Parents justify their anger, bitterness, and pettiness by pointing fingers at the behavior of each other. Parents give themselves permission to be selfish and mean-spirited or judgmental and blaming.
Parents behave badly and children watch, listen, and learn. Then when children hit, kick, yell, whine, scream, and behave in ways that are selfish and mean-spirited or judgmental and blaming, parents ask them "Who taught you that?!?!"
Honesty means taking responsibility for our part in the breakup of the family. Honesty means admitting that we ignored or covered up the signs that our partner was not a good fit for us. Honesty means accepting that our family laws in the United States, for the most part, are No Fault laws.
The reason for No Fault laws is simple. Adults make choices that work for them. Then at some point those choices don't work anymore. People do their best with what they have at any given moment. Humans have a deep and compelling ability to grow and change and move in positive directions.
Self-honesty and self-forgiveness is critical to moving forward into a better life. As we get to know ourselves better, sometimes we find out that the partner we chose at age 20 or 30 is on a different timeline and different path from us.

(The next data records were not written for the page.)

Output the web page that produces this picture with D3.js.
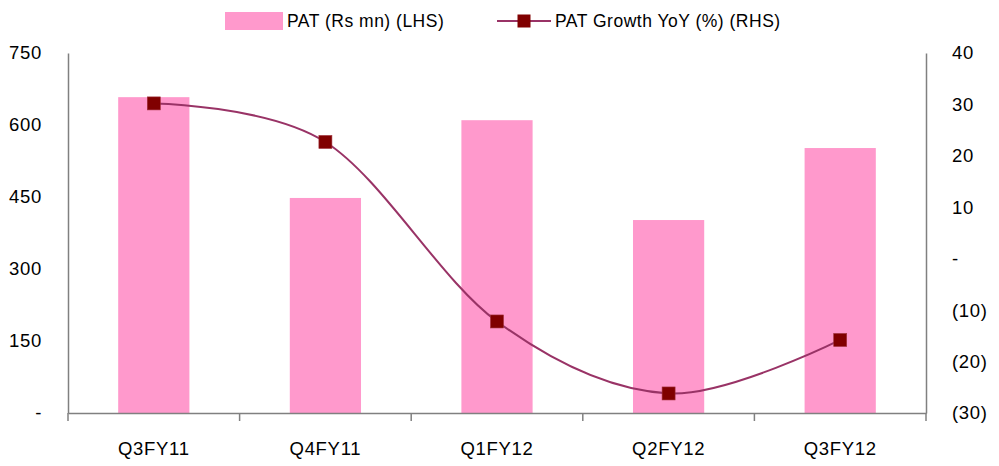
<!DOCTYPE html>
<html>
<head>
<meta charset="utf-8">
<script src="https://cdn.jsdelivr.net/npm/d3@7"></script>
<style>
  html, body { margin: 0; padding: 0; background: #fff; }
  svg text { font-family: "Liberation Sans Narrow", "Arial Narrow", "Liberation Sans", Arial, sans-serif; fill: #000; }
</style>
</head>
<body>
<svg id="chart" width="999" height="466"></svg>
<script>
const categories = ["Q3FY11", "Q4FY11", "Q1FY12", "Q2FY12", "Q3FY12"];
const patValues = [658, 448, 610, 402, 552];
const growthValues = [30.2, 22.7, -12.2, -26.2, -15.8];
const leftTicks = [0, 150, 300, 450, 600, 750];
const rightTicks = [-30, -20, -10, 0, 10, 20, 30, 40];
const legendLabels = ["PAT (Rs mn) (LHS)", "PAT Growth YoY (%) (RHS)"];

const svg = d3.select("#chart");
const pLeft = 68, pRight = 926, pTop = 53, pBottom = 413;
const fontSize = 18.5, spacing = 0.7, legendSize = 17.5, legendSpacing = 0.5;

const x = d3.scaleBand().domain(categories).range([pLeft, pRight]).paddingInner(0).paddingOuter(0);
const yL = d3.scaleLinear().domain([0, 750]).range([pBottom, pTop]);
const yR = d3.scaleLinear().domain([-30, 40]).range([pBottom, pTop]);

const barColor = "#FF99CC", lineColor = "#993366", markerColor = "#800000", axisColor = "#808080";
const barW = x.bandwidth() * 0.415;

// bars
svg.append("g").selectAll("rect").data(categories).join("rect")
  .attr("x", d => x(d) + x.bandwidth() / 2 - barW / 2)
  .attr("y", (d, i) => yL(patValues[i]))
  .attr("width", barW)
  .attr("height", (d, i) => yL(0) - yL(patValues[i]))
  .attr("fill", barColor);

// axes
const fmtL = v => v === 0 ? "-" : String(v);
const fmtR = v => v === 0 ? "-" : (v < 0 ? "(" + (-v) + ")" : String(v));

const gL = svg.append("g").attr("transform", `translate(${pLeft},0)`)
  .call(d3.axisLeft(yL).tickValues(leftTicks).tickFormat(fmtL).tickSize(0).tickPadding(26));
const gR = svg.append("g").attr("transform", `translate(${pRight},0)`)
  .call(d3.axisRight(yR).tickValues(rightTicks).tickFormat(fmtR).tickSize(0).tickPadding(26));
const gX = svg.append("g").attr("transform", `translate(0,${pBottom})`)
  .call(d3.axisBottom(x).tickSize(0).tickPadding(29));

[gL, gR, gX].forEach(g => {
  g.select(".domain").attr("stroke", axisColor).attr("stroke-width", 1.5);
  g.selectAll("text").attr("font-size", fontSize).attr("letter-spacing", spacing)
    .style("font-family", "'Liberation Sans Narrow', 'Arial Narrow', 'Liberation Sans', Arial, sans-serif")
    .attr("fill", "#000");
});
gX.selectAll("text").attr("dy", "0.71em");

// category boundary ticks on x-axis
const bounds = categories.map(c => x(c)).concat([x(categories[categories.length - 1]) + x.bandwidth()]);
svg.append("g").selectAll("line").data(bounds).join("line")
  .attr("x1", d => d).attr("x2", d => d)
  .attr("y1", pBottom).attr("y2", pBottom + 8)
  .attr("stroke", axisColor).attr("stroke-width", 1.5);

// line
const cx = d => x(d) + x.bandwidth() / 2;
const line = d3.line()
  .x((d, i) => cx(categories[i]))
  .y(d => yR(d))
  .curve(d3.curveCardinal.tension(0));
svg.append("path").datum(growthValues)
  .attr("d", line).attr("fill", "none")
  .attr("stroke", lineColor).attr("stroke-width", 2);

const ms = 13;
svg.append("g").selectAll("rect").data(growthValues).join("rect")
  .attr("x", (d, i) => cx(categories[i]) - ms / 2)
  .attr("y", d => yR(d) - ms / 2)
  .attr("width", ms).attr("height", ms)
  .attr("fill", markerColor).attr("stroke", "#A0303A").attr("stroke-width", 0.6);

// legend
const lg = svg.append("g");
lg.append("rect").attr("x", 225).attr("y", 12).attr("width", 58).attr("height", 18).attr("fill", barColor);
lg.append("text").attr("x", 287).attr("y", 21).attr("dy", "0.35em")
  .attr("font-size", legendSize).attr("letter-spacing", legendSpacing).text(legendLabels[0]);
lg.append("line").attr("x1", 497).attr("x2", 551).attr("y1", 21).attr("y2", 21)
  .attr("stroke", lineColor).attr("stroke-width", 2);
lg.append("rect").attr("x", 524 - ms / 2).attr("y", 21 - ms / 2).attr("width", ms).attr("height", ms)
  .attr("fill", markerColor);
lg.append("text").attr("x", 555).attr("y", 21).attr("dy", "0.35em")
  .attr("font-size", legendSize).attr("letter-spacing", legendSpacing).text(legendLabels[1]);
</script>
</body>
</html>
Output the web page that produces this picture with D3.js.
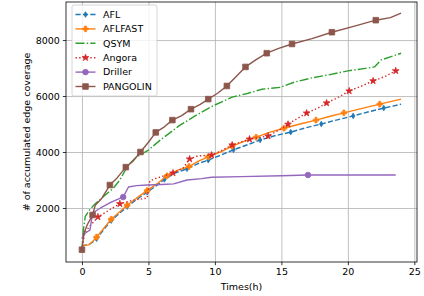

Sometimes we are able to work through those differences and sometimes we realize that staying with this person will change us in ways that cripple us.
Be honest with yourself, not your partner. Take responsibility for your own choices, don't blame your partner for his or hers. Then forgive yourself for creating pain, disappointment, and struggle for yourself and your family. Then forgive your partner for being human.
Bernard Meltzer, a radio host from the 1960s to the 1990s, offers this simple way of understanding the importance of forgiveness. "When you forgive, you in no way change the past - but you sure do change the future."
We can change our futures by being honest with ourselves and practicing forgiveness in our lives.
We owe it to ourselves. And we certainly owe it to our children.